◆ Stored data ◆
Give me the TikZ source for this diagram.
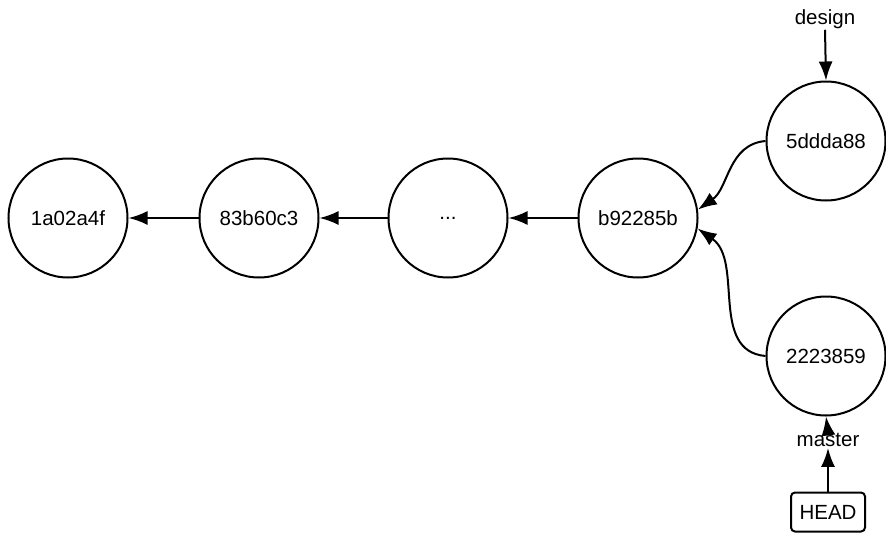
\documentclass[tikz,border=0pt]{standalone}
\usepackage{fontspec}
\setmainfont{Liberation Sans}
\usetikzlibrary{arrows.meta}
\begin{document}
\begin{tikzpicture}[x=1pt,y=-1pt,
  commit/.style={circle,draw,line width=2pt,minimum size=119pt,inner sep=0pt,font=\fontsize{20.5}{24}\selectfont},
  lbl/.style={inner sep=1pt,font=\fontsize{20.5}{24}\selectfont},
  headbox/.style={draw,rounded corners=4pt,line width=2pt,minimum width=74pt,minimum height=39pt,inner sep=2pt,font=\fontsize{20.5}{24}\selectfont},
  link/.style={line width=2pt,-{Latex[length=19pt,width=14pt]}}]
\useasboundingbox (0,0) rectangle (886,533);
\node[commit] (c1) at (68,218) {1a02a4f};
\node[commit] (c2) at (259,218) {83b60c3};
\node[commit] (c3) at (448,218) {...};
\node[commit] (c4) at (638,218) {b92285b};
\node[commit] (c5) at (826,141) {5ddda88};
\node[commit] (c6) at (826,356) {2223859};
\node[lbl] (design) at (825,19) {design};
\node[lbl] (master) at (828,440) {master};
\node[headbox] (head) at (828,512) {HEAD};
\draw[link] (c2) -- (c1);
\draw[link] (c3) -- (c2);
\draw[link] (c4) -- (c3);
\draw[link] (c5.west) to[out=185,in=35] (c4.8);
\draw[link] (c6.west) to[out=175,in=-35] (c4.-10);
\draw[link] (design.south) -- (c5.north);
\draw[link] (master.north) -- (c6.south);
\draw[link] (head.north) -- (master.south);
\end{tikzpicture}
\end{document}
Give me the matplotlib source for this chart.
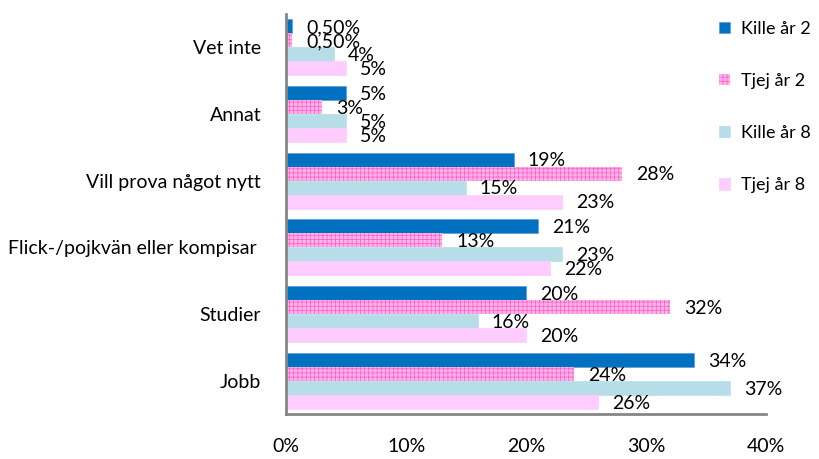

◆ Given problem ◆
Within the records, how many lines include "source"? The answer is the number and nothing else.

◆ Exercise output ◆
2